■ TASK TO COMPLETE ■
Restate each line of the listing exactly, without carrying over any pictures.

■ COLLECTED DATA ■
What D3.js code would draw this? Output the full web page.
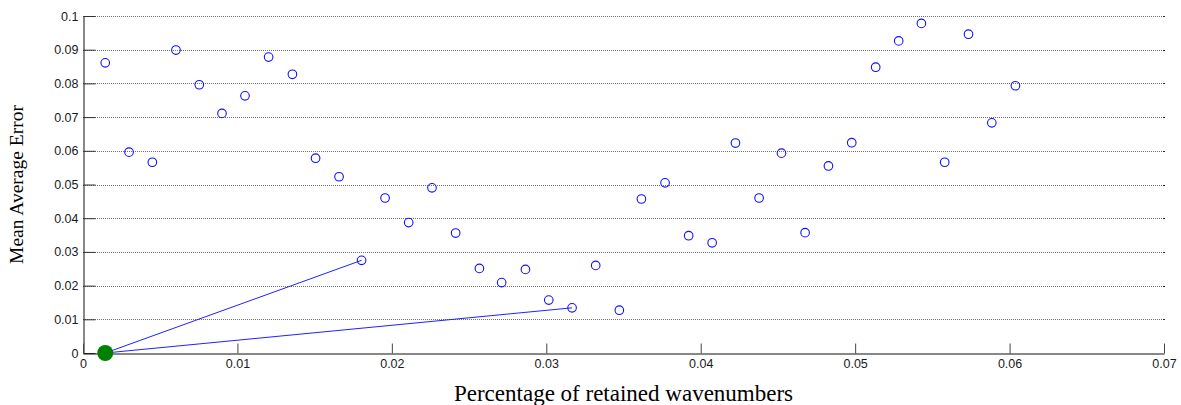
<!DOCTYPE html>
<html>
<head>
<meta charset="utf-8">
<script src="https://cdn.jsdelivr.net/npm/d3@7/dist/d3.min.js"></script>
<style>
  html, body { margin: 0; padding: 0; background: #fff; }
  svg { display: block; }
  .tick-label { font-family: "Liberation Sans", Arial, sans-serif; font-size: 12.5px; fill: #1a1a1a; }
  .axis-title { font-family: "Liberation Serif", "Times New Roman", serif; fill: #000; }
</style>
</head>
<body>
<svg id="chart" width="1181" height="405"></svg>
<script>
// Fraction of wavenumbers kept vs. resulting mean average error
const retained = [
  0.00144, 0.00298, 0.00449, 0.00602, 0.00753, 0.00900, 0.01049, 0.01202,
  0.01356, 0.01506, 0.01658, 0.01804, 0.01956, 0.02109, 0.02260, 0.02413,
  0.02567, 0.02711, 0.02865, 0.03016, 0.03167, 0.03320, 0.03473, 0.03616,
  0.03769, 0.03922, 0.04074, 0.04225, 0.04378, 0.04523, 0.04676, 0.04827,
  0.04978, 0.05133, 0.05282, 0.05429, 0.05580, 0.05734, 0.05885, 0.06038
];
const meanError = [
  0.0861, 0.0596, 0.0566, 0.0899, 0.0796, 0.0711, 0.0763, 0.0878,
  0.0827, 0.0578, 0.0523, 0.0275, 0.0460, 0.0387, 0.0490, 0.0356,
  0.0251, 0.0209, 0.0248, 0.0157, 0.0134, 0.0260, 0.0127, 0.0457,
  0.0505, 0.0348, 0.0327, 0.0623, 0.0460, 0.0593, 0.0357, 0.0555,
  0.0624, 0.0848, 0.0926, 0.0978, 0.0566, 0.0946, 0.0683, 0.0793
];

// Reference solution and the runs it is linked to (indices into the series)
const bestX = [0.00144];
const bestY = [0];
const linkedRuns = [11, 20];

const xTickValues = [0, 0.01, 0.02, 0.03, 0.04, 0.05, 0.06, 0.07];
const xTickLabels = ["0", "0.01", "0.02", "0.03", "0.04", "0.05", "0.06", "0.07"];
const yTickValues = [0, 0.01, 0.02, 0.03, 0.04, 0.05, 0.06, 0.07, 0.08, 0.09, 0.1];
const yTickLabels = ["0", "0.01", "0.02", "0.03", "0.04", "0.05", "0.06", "0.07", "0.08", "0.09", "0.1"];

const xTitle = "Percentage of retained wavenumbers";
const yTitle = "Mean Average Error";

const margin = { left: 83, right: 17, top: 16, bottom: 52 };
const W = 1181, H = 405;
const svg = d3.select("#chart");

const x = d3.scaleLinear().domain([0, 0.07]).range([margin.left, W - margin.right]);
const y = d3.scaleLinear().domain([0, 0.1]).range([H - margin.bottom, margin.top]);

// Horizontal grid lines
svg.append("g")
  .selectAll("line")
  .data(yTickValues.filter(v => v > 0))
  .join("line")
  .attr("x1", x(0)).attr("x2", x(0.07))
  .attr("y1", d => Math.round(y(d)) + 0.5).attr("y2", d => Math.round(y(d)) + 0.5)
  .attr("stroke", "#6e6e6e")
  .attr("stroke-dasharray", "1,1");

// small end marks at the right of each grid line
svg.append("g")
  .selectAll("line")
  .data(yTickValues.filter(v => v > 0))
  .join("line")
  .attr("x1", x(0.07) - 1).attr("x2", x(0.07) + 1)
  .attr("y1", d => Math.round(y(d)) + 0.5).attr("y2", d => Math.round(y(d)) + 0.5)
  .attr("stroke", "#222");

// Y axis: ticks pointing inward
const yAxis = d3.axisLeft(y)
  .tickValues(yTickValues)
  .tickFormat((d, i) => yTickLabels[i])
  .tickSizeInner(-12)
  .tickSizeOuter(0)
  .tickPadding(5);
const gy = svg.append("g")
  .attr("transform", `translate(${Math.round(x(0)) + 0.5},0)`)
  .call(yAxis);
gy.select(".domain").attr("stroke", "#111");
gy.selectAll(".tick line").attr("stroke", "#333");
gy.selectAll(".tick text").attr("class", "tick-label").attr("font-size", null).attr("font-family", null);

// X axis: ticks pointing inward
const xAxis = d3.axisBottom(x)
  .tickValues(xTickValues)
  .tickFormat((d, i) => xTickLabels[i])
  .tickSizeInner(-10)
  .tickSizeOuter(0)
  .tickPadding(8);
const gx = svg.append("g")
  .attr("transform", `translate(0,${Math.round(y(0)) + 0.5})`)
  .call(xAxis);
gx.select(".domain").attr("stroke", "#111");
gx.selectAll(".tick line").attr("stroke", "#444");
gx.selectAll(".tick text").attr("class", "tick-label").attr("font-size", null).attr("font-family", null).attr("dy", "0.5em");

// Links from the reference solution to selected runs
svg.append("g")
  .selectAll("line")
  .data(linkedRuns)
  .join("line")
  .attr("x1", x(bestX[0])).attr("y1", y(bestY[0]))
  .attr("x2", i => x(retained[i])).attr("y2", i => y(meanError[i]))
  .attr("stroke", "#2020ff")
  .attr("stroke-width", 1);

// Run markers
svg.append("g")
  .selectAll("circle")
  .data(retained.map((v, i) => [v, meanError[i]]))
  .join("circle")
  .attr("cx", d => x(d[0]))
  .attr("cy", d => y(d[1]))
  .attr("r", 4.3)
  .attr("fill", "none")
  .attr("stroke", "#1010ff")
  .attr("stroke-width", 1.1);

// Reference solution marker
svg.append("g")
  .selectAll("circle")
  .data(bestX.map((v, i) => [v, bestY[i]]))
  .join("circle")
  .attr("cx", d => x(d[0]))
  .attr("cy", d => y(d[1]))
  .attr("r", 8)
  .attr("fill", "#008000");

// Axis titles
svg.append("text")
  .attr("class", "axis-title")
  .attr("font-size", 23)
  .attr("x", (x(0) + x(0.07)) / 2)
  .attr("y", 401)
  .attr("text-anchor", "middle")
  .text(xTitle);

svg.append("text")
  .attr("class", "axis-title")
  .attr("font-size", 19.5)
  .attr("transform", `translate(23,${(y(0) + y(0.1)) / 2}) rotate(-90)`)
  .attr("text-anchor", "middle")
  .text(yTitle);
</script>
</body>
</html>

■ EXPECTED OUTPUT ■
What D3.js code would draw this? Output the full web page.
<!DOCTYPE html>
<html>
<head>
<meta charset="utf-8">
<script src="https://cdn.jsdelivr.net/npm/d3@7/dist/d3.min.js"></script>
<style>
  html, body { margin: 0; padding: 0; background: #fff; }
  svg { display: block; }
  .tick-label { font-family: "Liberation Sans", Arial, sans-serif; font-size: 12.5px; fill: #1a1a1a; }
  .axis-title { font-family: "Liberation Serif", "Times New Roman", serif; fill: #000; }
</style>
</head>
<body>
<svg id="chart" width="1181" height="405"></svg>
<script>
// Fraction of wavenumbers kept vs. resulting mean average error
const retained = [
  0.00144, 0.00298, 0.00449, 0.00602, 0.00753, 0.00900, 0.01049, 0.01202,
  0.01356, 0.01506, 0.01658, 0.01804, 0.01956, 0.02109, 0.02260, 0.02413,
  0.02567, 0.02711, 0.02865, 0.03016, 0.03167, 0.03320, 0.03473, 0.03616,
  0.03769, 0.03922, 0.04074, 0.04225, 0.04378, 0.04523, 0.04676, 0.04827,
  0.04978, 0.05133, 0.05282, 0.05429, 0.05580, 0.05734, 0.05885, 0.06038
];
const meanError = [
  0.0861, 0.0596, 0.0566, 0.0899, 0.0796, 0.0711, 0.0763, 0.0878,
  0.0827, 0.0578, 0.0523, 0.0275, 0.0460, 0.0387, 0.0490, 0.0356,
  0.0251, 0.0209, 0.0248, 0.0157, 0.0134, 0.0260, 0.0127, 0.0457,
  0.0505, 0.0348, 0.0327, 0.0623, 0.0460, 0.0593, 0.0357, 0.0555,
  0.0624, 0.0848, 0.0926, 0.0978, 0.0566, 0.0946, 0.0683, 0.0793
];

// Reference solution and the runs it is linked to (indices into the series)
const bestX = [0.00144];
const bestY = [0];
const linkedRuns = [11, 20];

const xTickValues = [0, 0.01, 0.02, 0.03, 0.04, 0.05, 0.06, 0.07];
const xTickLabels = ["0", "0.01", "0.02", "0.03", "0.04", "0.05", "0.06", "0.07"];
const yTickValues = [0, 0.01, 0.02, 0.03, 0.04, 0.05, 0.06, 0.07, 0.08, 0.09, 0.1];
const yTickLabels = ["0", "0.01", "0.02", "0.03", "0.04", "0.05", "0.06", "0.07", "0.08", "0.09", "0.1"];

const xTitle = "Percentage of retained wavenumbers";
const yTitle = "Mean Average Error";

const margin = { left: 83, right: 17, top: 16, bottom: 52 };
const W = 1181, H = 405;
const svg = d3.select("#chart");

const x = d3.scaleLinear().domain([0, 0.07]).range([margin.left, W - margin.right]);
const y = d3.scaleLinear().domain([0, 0.1]).range([H - margin.bottom, margin.top]);

// Horizontal grid lines
svg.append("g")
  .selectAll("line")
  .data(yTickValues.filter(v => v > 0))
  .join("line")
  .attr("x1", x(0)).attr("x2", x(0.07))
  .attr("y1", d => Math.round(y(d)) + 0.5).attr("y2", d => Math.round(y(d)) + 0.5)
  .attr("stroke", "#6e6e6e")
  .attr("stroke-dasharray", "1,1");

// small end marks at the right of each grid line
svg.append("g")
  .selectAll("line")
  .data(yTickValues.filter(v => v > 0))
  .join("line")
  .attr("x1", x(0.07) - 1).attr("x2", x(0.07) + 1)
  .attr("y1", d => Math.round(y(d)) + 0.5).attr("y2", d => Math.round(y(d)) + 0.5)
  .attr("stroke", "#222");

// Y axis: ticks pointing inward
const yAxis = d3.axisLeft(y)
  .tickValues(yTickValues)
  .tickFormat((d, i) => yTickLabels[i])
  .tickSizeInner(-12)
  .tickSizeOuter(0)
  .tickPadding(5);
const gy = svg.append("g")
  .attr("transform", `translate(${Math.round(x(0)) + 0.5},0)`)
  .call(yAxis);
gy.select(".domain").attr("stroke", "#111");
gy.selectAll(".tick line").attr("stroke", "#333");
gy.selectAll(".tick text").attr("class", "tick-label").attr("font-size", null).attr("font-family", null);

// X axis: ticks pointing inward
const xAxis = d3.axisBottom(x)
  .tickValues(xTickValues)
  .tickFormat((d, i) => xTickLabels[i])
  .tickSizeInner(-10)
  .tickSizeOuter(0)
  .tickPadding(8);
const gx = svg.append("g")
  .attr("transform", `translate(0,${Math.round(y(0)) + 0.5})`)
  .call(xAxis);
gx.select(".domain").attr("stroke", "#111");
gx.selectAll(".tick line").attr("stroke", "#444");
gx.selectAll(".tick text").attr("class", "tick-label").attr("font-size", null).attr("font-family", null).attr("dy", "0.5em");

// Links from the reference solution to selected runs
svg.append("g")
  .selectAll("line")
  .data(linkedRuns)
  .join("line")
  .attr("x1", x(bestX[0])).attr("y1", y(bestY[0]))
  .attr("x2", i => x(retained[i])).attr("y2", i => y(meanError[i]))
  .attr("stroke", "#2020ff")
  .attr("stroke-width", 1);

// Run markers
svg.append("g")
  .selectAll("circle")
  .data(retained.map((v, i) => [v, meanError[i]]))
  .join("circle")
  .attr("cx", d => x(d[0]))
  .attr("cy", d => y(d[1]))
  .attr("r", 4.3)
  .attr("fill", "none")
  .attr("stroke", "#1010ff")
  .attr("stroke-width", 1.1);

// Reference solution marker
svg.append("g")
  .selectAll("circle")
  .data(bestX.map((v, i) => [v, bestY[i]]))
  .join("circle")
  .attr("cx", d => x(d[0]))
  .attr("cy", d => y(d[1]))
  .attr("r", 8)
  .attr("fill", "#008000");

// Axis titles
svg.append("text")
  .attr("class", "axis-title")
  .attr("font-size", 23)
  .attr("x", (x(0) + x(0.07)) / 2)
  .attr("y", 401)
  .attr("text-anchor", "middle")
  .text(xTitle);

svg.append("text")
  .attr("class", "axis-title")
  .attr("font-size", 19.5)
  .attr("transform", `translate(23,${(y(0) + y(0.1)) / 2}) rotate(-90)`)
  .attr("text-anchor", "middle")
  .text(yTitle);
</script>
</body>
</html>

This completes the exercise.